**Provided data:**

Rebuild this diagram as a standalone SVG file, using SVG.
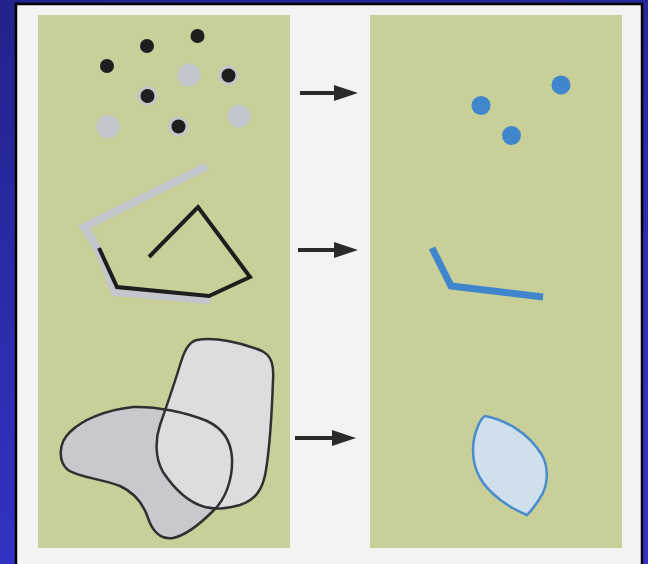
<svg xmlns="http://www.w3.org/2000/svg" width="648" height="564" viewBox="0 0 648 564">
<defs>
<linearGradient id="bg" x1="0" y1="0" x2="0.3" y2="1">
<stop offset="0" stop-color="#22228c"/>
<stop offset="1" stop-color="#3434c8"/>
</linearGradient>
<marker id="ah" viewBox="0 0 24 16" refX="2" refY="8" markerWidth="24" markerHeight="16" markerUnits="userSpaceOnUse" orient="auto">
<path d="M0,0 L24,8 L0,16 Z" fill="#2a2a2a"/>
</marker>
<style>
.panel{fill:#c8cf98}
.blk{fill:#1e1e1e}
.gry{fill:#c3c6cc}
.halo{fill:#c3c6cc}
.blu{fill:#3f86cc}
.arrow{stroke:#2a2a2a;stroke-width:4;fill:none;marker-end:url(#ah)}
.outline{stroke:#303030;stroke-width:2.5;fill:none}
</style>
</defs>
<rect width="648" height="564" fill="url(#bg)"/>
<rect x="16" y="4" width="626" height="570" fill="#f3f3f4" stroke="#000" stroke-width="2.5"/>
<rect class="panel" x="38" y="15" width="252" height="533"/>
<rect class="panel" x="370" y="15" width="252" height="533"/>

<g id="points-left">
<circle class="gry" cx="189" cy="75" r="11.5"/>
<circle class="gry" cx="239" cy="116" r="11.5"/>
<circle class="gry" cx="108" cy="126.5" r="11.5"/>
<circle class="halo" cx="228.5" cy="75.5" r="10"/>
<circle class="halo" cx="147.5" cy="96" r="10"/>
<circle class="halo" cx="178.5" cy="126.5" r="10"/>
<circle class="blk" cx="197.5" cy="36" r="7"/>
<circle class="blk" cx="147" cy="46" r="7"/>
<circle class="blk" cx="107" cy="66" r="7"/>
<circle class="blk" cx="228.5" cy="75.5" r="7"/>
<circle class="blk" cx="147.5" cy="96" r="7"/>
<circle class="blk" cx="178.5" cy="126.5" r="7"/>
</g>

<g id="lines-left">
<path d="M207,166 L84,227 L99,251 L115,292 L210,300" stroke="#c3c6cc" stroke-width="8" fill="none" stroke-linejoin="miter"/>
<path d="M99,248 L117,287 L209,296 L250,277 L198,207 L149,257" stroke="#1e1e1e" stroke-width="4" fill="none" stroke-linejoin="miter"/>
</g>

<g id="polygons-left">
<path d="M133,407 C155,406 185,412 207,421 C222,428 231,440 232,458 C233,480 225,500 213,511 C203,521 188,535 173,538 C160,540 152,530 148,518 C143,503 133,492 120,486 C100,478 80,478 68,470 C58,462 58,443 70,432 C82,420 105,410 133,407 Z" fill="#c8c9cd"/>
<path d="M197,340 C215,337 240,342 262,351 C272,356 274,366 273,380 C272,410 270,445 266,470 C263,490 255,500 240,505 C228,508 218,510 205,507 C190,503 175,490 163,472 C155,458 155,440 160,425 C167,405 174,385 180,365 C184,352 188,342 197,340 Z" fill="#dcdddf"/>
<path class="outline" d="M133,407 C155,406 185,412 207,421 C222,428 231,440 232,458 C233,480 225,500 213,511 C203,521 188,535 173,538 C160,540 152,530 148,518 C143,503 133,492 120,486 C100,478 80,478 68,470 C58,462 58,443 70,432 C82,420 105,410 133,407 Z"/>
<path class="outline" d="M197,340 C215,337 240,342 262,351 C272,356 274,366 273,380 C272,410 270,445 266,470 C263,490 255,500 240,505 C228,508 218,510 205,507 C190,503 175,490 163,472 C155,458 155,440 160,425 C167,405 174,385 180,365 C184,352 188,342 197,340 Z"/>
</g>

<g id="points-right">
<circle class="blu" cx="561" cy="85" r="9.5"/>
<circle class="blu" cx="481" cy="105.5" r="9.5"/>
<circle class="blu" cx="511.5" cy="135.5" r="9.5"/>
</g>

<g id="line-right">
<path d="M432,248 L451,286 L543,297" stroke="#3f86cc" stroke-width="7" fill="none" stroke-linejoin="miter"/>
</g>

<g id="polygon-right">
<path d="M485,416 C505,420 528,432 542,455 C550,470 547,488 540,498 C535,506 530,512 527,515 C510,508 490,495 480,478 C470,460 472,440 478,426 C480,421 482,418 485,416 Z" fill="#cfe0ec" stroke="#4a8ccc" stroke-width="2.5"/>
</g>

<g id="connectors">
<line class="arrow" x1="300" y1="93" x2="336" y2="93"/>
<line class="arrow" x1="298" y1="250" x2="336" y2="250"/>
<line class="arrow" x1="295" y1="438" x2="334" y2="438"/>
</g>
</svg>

**Work required:**
Set down the material above as is, without any pictures.

**Solution for this task:**
Rebuild this diagram as a standalone SVG file, using SVG.
<svg xmlns="http://www.w3.org/2000/svg" width="648" height="564" viewBox="0 0 648 564">
<defs>
<linearGradient id="bg" x1="0" y1="0" x2="0.3" y2="1">
<stop offset="0" stop-color="#22228c"/>
<stop offset="1" stop-color="#3434c8"/>
</linearGradient>
<marker id="ah" viewBox="0 0 24 16" refX="2" refY="8" markerWidth="24" markerHeight="16" markerUnits="userSpaceOnUse" orient="auto">
<path d="M0,0 L24,8 L0,16 Z" fill="#2a2a2a"/>
</marker>
<style>
.panel{fill:#c8cf98}
.blk{fill:#1e1e1e}
.gry{fill:#c3c6cc}
.halo{fill:#c3c6cc}
.blu{fill:#3f86cc}
.arrow{stroke:#2a2a2a;stroke-width:4;fill:none;marker-end:url(#ah)}
.outline{stroke:#303030;stroke-width:2.5;fill:none}
</style>
</defs>
<rect width="648" height="564" fill="url(#bg)"/>
<rect x="16" y="4" width="626" height="570" fill="#f3f3f4" stroke="#000" stroke-width="2.5"/>
<rect class="panel" x="38" y="15" width="252" height="533"/>
<rect class="panel" x="370" y="15" width="252" height="533"/>

<g id="points-left">
<circle class="gry" cx="189" cy="75" r="11.5"/>
<circle class="gry" cx="239" cy="116" r="11.5"/>
<circle class="gry" cx="108" cy="126.5" r="11.5"/>
<circle class="halo" cx="228.5" cy="75.5" r="10"/>
<circle class="halo" cx="147.5" cy="96" r="10"/>
<circle class="halo" cx="178.5" cy="126.5" r="10"/>
<circle class="blk" cx="197.5" cy="36" r="7"/>
<circle class="blk" cx="147" cy="46" r="7"/>
<circle class="blk" cx="107" cy="66" r="7"/>
<circle class="blk" cx="228.5" cy="75.5" r="7"/>
<circle class="blk" cx="147.5" cy="96" r="7"/>
<circle class="blk" cx="178.5" cy="126.5" r="7"/>
</g>

<g id="lines-left">
<path d="M207,166 L84,227 L99,251 L115,292 L210,300" stroke="#c3c6cc" stroke-width="8" fill="none" stroke-linejoin="miter"/>
<path d="M99,248 L117,287 L209,296 L250,277 L198,207 L149,257" stroke="#1e1e1e" stroke-width="4" fill="none" stroke-linejoin="miter"/>
</g>

<g id="polygons-left">
<path d="M133,407 C155,406 185,412 207,421 C222,428 231,440 232,458 C233,480 225,500 213,511 C203,521 188,535 173,538 C160,540 152,530 148,518 C143,503 133,492 120,486 C100,478 80,478 68,470 C58,462 58,443 70,432 C82,420 105,410 133,407 Z" fill="#c8c9cd"/>
<path d="M197,340 C215,337 240,342 262,351 C272,356 274,366 273,380 C272,410 270,445 266,470 C263,490 255,500 240,505 C228,508 218,510 205,507 C190,503 175,490 163,472 C155,458 155,440 160,425 C167,405 174,385 180,365 C184,352 188,342 197,340 Z" fill="#dcdddf"/>
<path class="outline" d="M133,407 C155,406 185,412 207,421 C222,428 231,440 232,458 C233,480 225,500 213,511 C203,521 188,535 173,538 C160,540 152,530 148,518 C143,503 133,492 120,486 C100,478 80,478 68,470 C58,462 58,443 70,432 C82,420 105,410 133,407 Z"/>
<path class="outline" d="M197,340 C215,337 240,342 262,351 C272,356 274,366 273,380 C272,410 270,445 266,470 C263,490 255,500 240,505 C228,508 218,510 205,507 C190,503 175,490 163,472 C155,458 155,440 160,425 C167,405 174,385 180,365 C184,352 188,342 197,340 Z"/>
</g>

<g id="points-right">
<circle class="blu" cx="561" cy="85" r="9.5"/>
<circle class="blu" cx="481" cy="105.5" r="9.5"/>
<circle class="blu" cx="511.5" cy="135.5" r="9.5"/>
</g>

<g id="line-right">
<path d="M432,248 L451,286 L543,297" stroke="#3f86cc" stroke-width="7" fill="none" stroke-linejoin="miter"/>
</g>

<g id="polygon-right">
<path d="M485,416 C505,420 528,432 542,455 C550,470 547,488 540,498 C535,506 530,512 527,515 C510,508 490,495 480,478 C470,460 472,440 478,426 C480,421 482,418 485,416 Z" fill="#cfe0ec" stroke="#4a8ccc" stroke-width="2.5"/>
</g>

<g id="connectors">
<line class="arrow" x1="300" y1="93" x2="336" y2="93"/>
<line class="arrow" x1="298" y1="250" x2="336" y2="250"/>
<line class="arrow" x1="295" y1="438" x2="334" y2="438"/>
</g>
</svg>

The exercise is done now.